Indeed, responses to the spoken target words on the masked-face trails were significantly faster when the lip movements were congruent than incongruent, t45=2.66, p 3.50, ps<0.005).
To control for the possibility that participants might have failed to report face visibility on some of the masked-face trials, we performed a second experiment incorporating a more stringent indicator of face visibility. A tinted translucent ellipse was placed over the mouth region of the face. On each trial, after responding to the spoken word, participants were asked to report the color of the ellipse (red, blue, green, or yellow); critically, they were required to guess if they thought that they had not seen the face. All masked-face trials on which participants correctly reported the color (30%) were removed from analysis.

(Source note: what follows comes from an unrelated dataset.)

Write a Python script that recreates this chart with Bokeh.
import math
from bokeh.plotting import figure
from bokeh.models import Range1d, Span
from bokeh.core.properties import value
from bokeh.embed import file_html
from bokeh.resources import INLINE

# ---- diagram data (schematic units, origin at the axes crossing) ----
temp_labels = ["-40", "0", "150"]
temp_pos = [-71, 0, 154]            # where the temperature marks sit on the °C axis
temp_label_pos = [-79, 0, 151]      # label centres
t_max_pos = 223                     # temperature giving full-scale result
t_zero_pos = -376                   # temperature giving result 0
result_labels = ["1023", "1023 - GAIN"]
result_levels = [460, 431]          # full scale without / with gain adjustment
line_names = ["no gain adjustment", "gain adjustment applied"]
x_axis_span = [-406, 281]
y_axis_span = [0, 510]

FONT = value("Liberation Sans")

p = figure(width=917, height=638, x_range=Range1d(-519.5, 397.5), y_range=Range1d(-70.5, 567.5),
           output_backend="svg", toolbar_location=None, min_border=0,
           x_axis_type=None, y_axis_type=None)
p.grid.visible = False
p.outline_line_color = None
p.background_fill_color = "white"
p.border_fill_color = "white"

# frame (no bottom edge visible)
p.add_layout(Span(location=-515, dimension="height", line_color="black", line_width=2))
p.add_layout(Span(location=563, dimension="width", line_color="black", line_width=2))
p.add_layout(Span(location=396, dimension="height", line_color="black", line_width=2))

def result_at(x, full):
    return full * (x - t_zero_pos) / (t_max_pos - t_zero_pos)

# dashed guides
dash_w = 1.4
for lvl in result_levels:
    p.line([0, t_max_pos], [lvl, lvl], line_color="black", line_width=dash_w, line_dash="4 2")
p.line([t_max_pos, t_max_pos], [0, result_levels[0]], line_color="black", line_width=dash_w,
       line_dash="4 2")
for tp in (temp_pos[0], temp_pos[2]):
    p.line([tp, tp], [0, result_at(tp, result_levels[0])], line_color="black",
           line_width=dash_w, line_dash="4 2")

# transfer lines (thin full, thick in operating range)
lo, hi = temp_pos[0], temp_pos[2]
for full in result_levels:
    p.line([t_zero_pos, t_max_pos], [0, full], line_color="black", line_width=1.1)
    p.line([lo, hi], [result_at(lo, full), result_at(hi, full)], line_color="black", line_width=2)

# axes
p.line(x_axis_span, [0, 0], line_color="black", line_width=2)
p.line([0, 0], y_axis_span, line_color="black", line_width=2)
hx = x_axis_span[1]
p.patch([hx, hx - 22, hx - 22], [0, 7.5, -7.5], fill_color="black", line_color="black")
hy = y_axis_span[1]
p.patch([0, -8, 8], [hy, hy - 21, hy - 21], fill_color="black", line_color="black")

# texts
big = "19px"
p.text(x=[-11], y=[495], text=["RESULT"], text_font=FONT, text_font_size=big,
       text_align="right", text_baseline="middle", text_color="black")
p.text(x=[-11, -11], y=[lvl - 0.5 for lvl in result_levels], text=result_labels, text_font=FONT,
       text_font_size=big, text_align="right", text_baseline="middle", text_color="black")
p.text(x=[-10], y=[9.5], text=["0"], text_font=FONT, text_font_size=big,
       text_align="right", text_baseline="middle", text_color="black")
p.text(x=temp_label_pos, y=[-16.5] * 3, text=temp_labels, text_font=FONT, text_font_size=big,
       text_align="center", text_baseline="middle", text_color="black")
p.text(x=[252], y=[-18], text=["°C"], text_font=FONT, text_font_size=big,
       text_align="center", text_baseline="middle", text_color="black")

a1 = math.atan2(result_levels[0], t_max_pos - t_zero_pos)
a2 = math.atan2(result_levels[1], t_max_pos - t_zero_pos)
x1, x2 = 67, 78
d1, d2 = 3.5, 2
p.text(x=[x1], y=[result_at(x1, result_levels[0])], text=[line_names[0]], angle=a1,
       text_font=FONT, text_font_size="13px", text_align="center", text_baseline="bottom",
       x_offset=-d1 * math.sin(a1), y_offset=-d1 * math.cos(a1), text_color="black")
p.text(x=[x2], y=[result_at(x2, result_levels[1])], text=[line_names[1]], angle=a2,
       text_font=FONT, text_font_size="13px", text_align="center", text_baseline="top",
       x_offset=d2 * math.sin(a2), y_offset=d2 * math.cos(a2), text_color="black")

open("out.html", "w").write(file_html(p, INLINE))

The same pattern of results was obtained. On the masked-face (face invisible) trials, responses to the spoken target words were significantly faster when the lip movements were congruent than incongruent, t23=2.12, p<0.05 (Figure 1D), with a mean accuracy of 92% with no evidence of a speed-accuracy trade-off. Also consistent with the original experiment, there was no congruency effect for target responses on the attention-enforcement trials, t23=0.80, n.s. (Figure 1F) or for non-target responses (1777ms [congruent] vs. 1743ms [incongruent], t23=1.06, n.s. on the masked-face trials, and 1708ms [congruent] vs. 1779ms [incongruent], t23=1.97, n.s. on the attention-enforcement trials.).
These results demonstrate that even when a speaking face is rendered invisible by a dynamic mask with strong motion signals, the visual system accurately encodes invisible lip movements to facilitate auditory perception of the corresponding spoken words. This crossmodal effect is likely to occur at the level of encoding words; it has been shown that invisible lip movements do not generate a McGurk effect (Palmer & Ramsey, 2012), suggesting that invisible lip movements do not influence auditory perception at the level of encoding syllables.

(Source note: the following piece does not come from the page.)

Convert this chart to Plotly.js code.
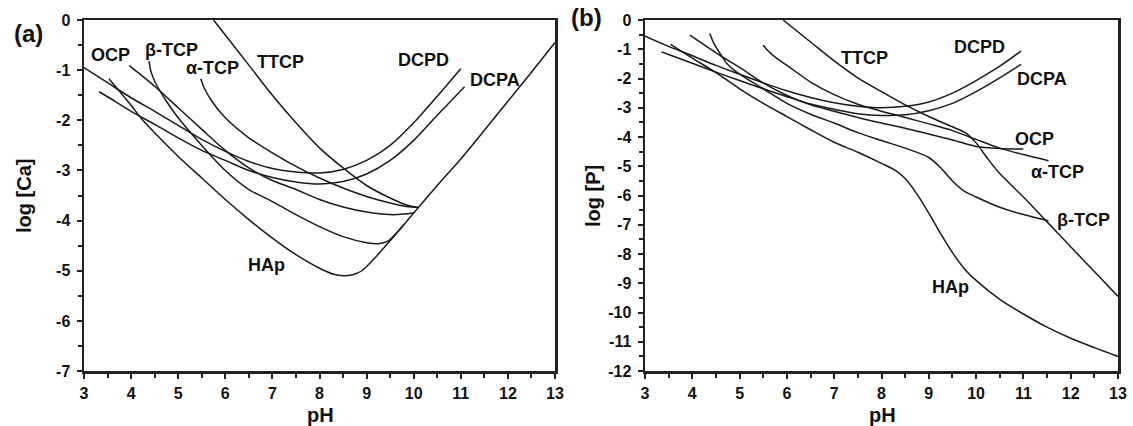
<!DOCTYPE html>
<html>
<head>
<meta charset="utf-8">
<script src="https://cdn.plot.ly/plotly-3.0.1.min.js"></script>
<style>html,body{margin:0;padding:0;background:#fff;}#chart{width:1133px;height:426px;}</style>
</head>
<body>
<div id="chart"></div>
<script>
// ---------- Panel (a): log [Ca] vs pH ----------
const pH_a_DCPD = [3.0,3.5,4.0,4.5,5.0,5.5,6.0,6.5,7.0,7.5,8.0,8.5,9.0,9.5,10.0,10.5,11.0];
const a_DCPD    = [-0.95,-1.25,-1.55,-1.82,-2.1,-2.38,-2.62,-2.82,-2.96,-3.03,-3.05,-2.98,-2.8,-2.5,-2.05,-1.52,-0.97];
const pH_a_DCPA = [3.32,3.5,4.0,4.5,5.0,5.5,6.0,6.5,7.0,7.5,8.0,8.5,9.0,9.5,10.0,10.5,11.08];
const a_DCPA    = [-1.43,-1.53,-1.82,-2.08,-2.35,-2.6,-2.8,-3.0,-3.14,-3.23,-3.27,-3.22,-3.07,-2.8,-2.4,-1.9,-1.33];
const pH_a_HAp  = [3.53,4.0,4.25,4.5,5.0,5.5,6.0,6.5,7.0,7.5,8.0,8.3,8.5,8.7,8.9,9.2,9.5,10.0,10.5,11.0,11.5,12.0,12.5,13.0];
const a_HAp     = [-1.17,-1.7,-2.0,-2.25,-2.72,-3.15,-3.58,-3.98,-4.35,-4.68,-4.95,-5.07,-5.1,-5.08,-5.0,-4.72,-4.4,-3.85,-3.3,-2.77,-2.2,-1.62,-1.04,-0.45];
const pH_a_bTCP = [4.38,4.42,4.5,4.75,5.0,5.5,6.0,6.5,7.0,7.5,8.0,8.5,9.0,9.25,9.45,9.6,9.8];
const a_bTCP    = [-0.82,-1.02,-1.22,-1.62,-1.95,-2.5,-3.0,-3.38,-3.62,-3.88,-4.12,-4.32,-4.44,-4.46,-4.41,-4.28,-4.07];
const pH_a_OCP  = [3.96,4.5,5.0,5.5,6.0,6.5,7.0,7.5,8.0,8.5,9.0,9.5,9.8,10.0];
const a_OCP     = [-0.91,-1.32,-1.75,-2.18,-2.6,-2.95,-3.2,-3.38,-3.58,-3.73,-3.83,-3.88,-3.87,-3.85];
const pH_a_aTCP = [5.48,5.55,5.7,6.0,6.5,7.0,7.5,8.0,8.5,9.0,9.5,9.85,10.1];
const a_aTCP    = [-1.17,-1.35,-1.6,-1.95,-2.35,-2.65,-2.92,-3.15,-3.35,-3.52,-3.65,-3.72,-3.74];
const pH_a_TTCP = [5.75,6.0,6.5,7.0,7.5,8.0,8.5,9.0,9.5,9.85,10.1];
const a_TTCP    = [0,-0.3,-0.9,-1.5,-2.05,-2.55,-2.95,-3.3,-3.55,-3.69,-3.74];

// ---------- Panel (b): log [P] vs pH ----------
const pH_b_DCPD = [3.0,3.5,4.0,4.5,5.0,5.5,6.0,6.5,7.0,7.5,8.0,8.5,9.0,9.5,10.0,10.5,10.95];
const b_DCPD    = [-0.55,-0.9,-1.22,-1.55,-1.85,-2.15,-2.42,-2.65,-2.83,-2.95,-3.0,-2.95,-2.8,-2.5,-2.07,-1.58,-1.06];
const pH_b_DCPA = [3.35,3.5,4.0,4.5,5.0,5.5,6.0,6.5,7.0,7.5,8.0,8.5,9.0,9.5,10.0,10.5,10.95];
const b_DCPA    = [-1.09,-1.18,-1.48,-1.78,-2.07,-2.35,-2.62,-2.87,-3.05,-3.2,-3.26,-3.24,-3.1,-2.85,-2.45,-1.98,-1.52];
const pH_b_HAp  = [3.54,4.0,4.5,5.0,5.5,6.0,6.5,7.0,7.5,8.0,8.3,8.5,8.75,9.0,9.25,9.5,9.75,10.0,10.5,11.0,11.5,12.0,12.5,13.0];
const b_HAp     = [-0.83,-1.3,-1.8,-2.35,-2.85,-3.3,-3.75,-4.18,-4.52,-4.9,-5.15,-5.42,-5.95,-6.6,-7.3,-7.95,-8.5,-8.9,-9.55,-10.05,-10.5,-10.88,-11.2,-11.5];
const pH_b_bTCP = [4.37,4.45,4.55,4.75,5.0,5.5,6.0,6.5,7.0,7.5,8.0,8.5,9.0,9.25,9.5,9.75,10.0,10.5,11.0,11.53];
const b_bTCP    = [-0.46,-0.78,-1.05,-1.52,-1.85,-2.35,-2.85,-3.22,-3.52,-3.85,-4.12,-4.38,-4.7,-5.05,-5.5,-5.85,-6.05,-6.4,-6.65,-6.86];
const pH_b_OCP  = [3.95,4.5,5.0,5.5,6.0,6.5,7.0,7.5,8.0,8.5,9.0,9.5,10.0,10.5,11.0];
const b_OCP     = [-0.52,-1.12,-1.62,-2.15,-2.58,-2.9,-3.12,-3.33,-3.52,-3.7,-3.9,-4.1,-4.32,-4.39,-4.41];
const pH_b_aTCP = [5.5,5.6,5.8,6.0,6.5,7.0,7.5,8.0,8.5,9.0,9.5,10.0,10.5,11.0,11.53];
const b_aTCP    = [-0.86,-1.05,-1.33,-1.55,-2.12,-2.55,-2.88,-3.12,-3.33,-3.55,-3.78,-4.08,-4.38,-4.6,-4.81];
const pH_b_TTCP = [5.92,6.5,7.0,7.5,8.0,8.5,9.0,9.5,9.8,10.0,10.25,10.5,11.0,11.5,12.0,12.5,13.0];
const b_TTCP    = [0,-0.75,-1.4,-1.98,-2.45,-2.9,-3.3,-3.65,-3.88,-4.2,-4.75,-5.25,-6.05,-6.9,-7.75,-8.6,-9.45];

// ---------- labels and ticks ----------
const labelsA = [
  {t:'OCP',   x:3.57,  y:-0.69},
  {t:'β-TCP', x:4.86,  y:-0.59},
  {t:'α-TCP', x:5.73,  y:-0.95},
  {t:'TTCP',  x:7.17,  y:-0.83},
  {t:'DCPD',  x:10.21, y:-0.79},
  {t:'DCPA',  x:11.73, y:-1.2},
  {t:'HAp',   x:6.87,  y:-4.89}
];
const labelsB = [
  {t:'TTCP',  x:7.63,  y:-1.29},
  {t:'DCPD',  x:10.07, y:-0.91},
  {t:'DCPA',  x:11.4,  y:-2.0},
  {t:'OCP',   x:11.24, y:-4.07},
  {t:'α-TCP', x:11.73, y:-5.18},
  {t:'β-TCP', x:12.27, y:-6.83},
  {t:'HAp',   x:9.45,  y:-9.12}
];
const xTicks  = [3,4,5,6,7,8,9,10,11,12,13];
const yTicksA = [0,-1,-2,-3,-4,-5,-6,-7];
const yTicksB = [0,-1,-2,-3,-4,-5,-6,-7,-8,-9,-10,-11,-12];

const lineStyle = {color:'#1a1a1a', width:1.5, shape:'spline', smoothing:0.8};
function tr(x, y, xa, ya){ return {x:x, y:y, xaxis:xa, yaxis:ya, mode:'lines', line:lineStyle, hoverinfo:'skip', showlegend:false}; }

const data = [
  tr(pH_a_DCPD,a_DCPD,'x','y'), tr(pH_a_DCPA,a_DCPA,'x','y'), tr(pH_a_HAp,a_HAp,'x','y'),
  tr(pH_a_bTCP,a_bTCP,'x','y'), tr(pH_a_OCP,a_OCP,'x','y'), tr(pH_a_aTCP,a_aTCP,'x','y'),
  tr(pH_a_TTCP,a_TTCP,'x','y'),
  tr(pH_b_DCPD,b_DCPD,'x2','y2'), tr(pH_b_DCPA,b_DCPA,'x2','y2'), tr(pH_b_HAp,b_HAp,'x2','y2'),
  tr(pH_b_bTCP,b_bTCP,'x2','y2'), tr(pH_b_OCP,b_OCP,'x2','y2'), tr(pH_b_aTCP,b_aTCP,'x2','y2'),
  tr(pH_b_TTCP,b_TTCP,'x2','y2')
];

const FONT = 'Liberation Sans, Arial, sans-serif';
const tickFont = {family:FONT, size:16, color:'#111'};
const boldTxt = v => '<b>' + String(v) + '</b>';
function xAx(domain, anchor){
  return {domain:domain, anchor:anchor, range:[3,13], tickmode:'array', tickvals:xTicks, ticktext:xTicks.map(boldTxt),
    ticks:'outside', ticklen:5, tickwidth:2, ticklabelstandoff:1,
    tickcolor:'#222', showline:true, mirror:true, linecolor:'#222', linewidth:2.5, showgrid:false, zeroline:false,
    tickfont:tickFont, fixedrange:true,
    minor:{dtick:0.5, tick0:3, ticks:'outside', ticklen:4, tickwidth:2, tickcolor:'#222', showgrid:false}};
}
function yAx(range, anchor, vals){
  return {domain:[0.129,0.953], anchor:anchor, range:range, tickmode:'array', tickvals:vals, ticktext:vals.map(boldTxt),
    ticks:'outside', ticklen:5, tickwidth:2, ticklabelstandoff:3,
    tickcolor:'#222', showline:true, mirror:true, linecolor:'#222', linewidth:2.5, showgrid:false, zeroline:false,
    tickfont:tickFont, fixedrange:true,
    minor:{dtick:0.5, tick0:0, ticks:'outside', ticklen:4, tickwidth:2, tickcolor:'#222', showgrid:false}};
}

const annFont = {family:FONT, size:18, color:'#111', weight:'bold'};
const anns = [];
labelsA.forEach(l => anns.push({xref:'x', yref:'y', x:l.x, y:l.y, text:l.t, showarrow:false, xanchor:'center', yanchor:'middle', font:annFont}));
labelsB.forEach(l => anns.push({xref:'x2', yref:'y2', x:l.x, y:l.y, text:l.t, showarrow:false, xanchor:'center', yanchor:'middle', font:annFont}));
const titleFont = {family:FONT, size:20, color:'#111', weight:'bold'};
function paperAnn(px, py, text, font, angle){
  return {xref:'paper', yref:'paper', x:px/1133, y:1-py/426, text:text, showarrow:false, xanchor:'center', yanchor:'middle', font:font, textangle:angle||0};
}
anns.push(paperAnn(320, 415, 'pH', titleFont));
anns.push(paperAnn(882, 415, 'pH', titleFont));
anns.push(paperAnn(24, 196, 'log [Ca]', titleFont, -90));
anns.push(paperAnn(593, 196, 'log [P]', titleFont, -90));
const panelFont = {family:FONT, size:24, color:'#111', weight:'bold'};
anns.push(paperAnn(28, 33, '(a)', panelFont));
anns.push(paperAnn(586, 18, '(b)', panelFont));

const layout = {
  width:1133, height:426, margin:{l:0, r:0, t:0, b:0}, paper_bgcolor:'#fff', plot_bgcolor:'#fff',
  showlegend:false,
  xaxis: xAx([84/1133, 555/1133], 'y'),
  yaxis: yAx([-7,0], 'x', yTicksA),
  xaxis2: xAx([645/1133, 1118/1133], 'y2'),
  yaxis2: yAx([-12,0], 'x2', yTicksB),
  annotations: anns
};

Plotly.newPlot('chart', data, layout, {displayModeBar:false, staticPlot:true});
</script>
</body>
</html>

Dorsal motion processing mechanisms (e.g., V3a, V5) would have predominantly responded to the strong and visible flashing mask (e.g., Moutoussis et al., 2005). The invisible lip movements would thus likely have been processed through the ventral visual pathway including the superior temporal sulcus (STS), an area that selectively responds to biological motion and movements of facial features (e.g., Allison et al., 2000; Calvert & Campbell, 2003; Grossman et al., 2000), and facilitated spoken word perception via multimodal portions of the STS (e.g., Calvert et al., 2000). Sophisticated unconscious processing of static images (e.g., words, faces, sex of human body, and contextual congruence; Jiang et al., 2006; Jiang et al., 2007; Mudrik et al., 2011; Yang et al., 2007) has been demonstrated. Our results extend these prior findings to the processing of dynamic information. Static information can theoretically be extricated from a dynamic mask by temporal averaging. However, unconscious extrication of the subtle dynamics of lip movements from the overwhelming random dynamics of the mask requires sophisticated tuning of the ventral visual system to the behaviorally relevant dynamics.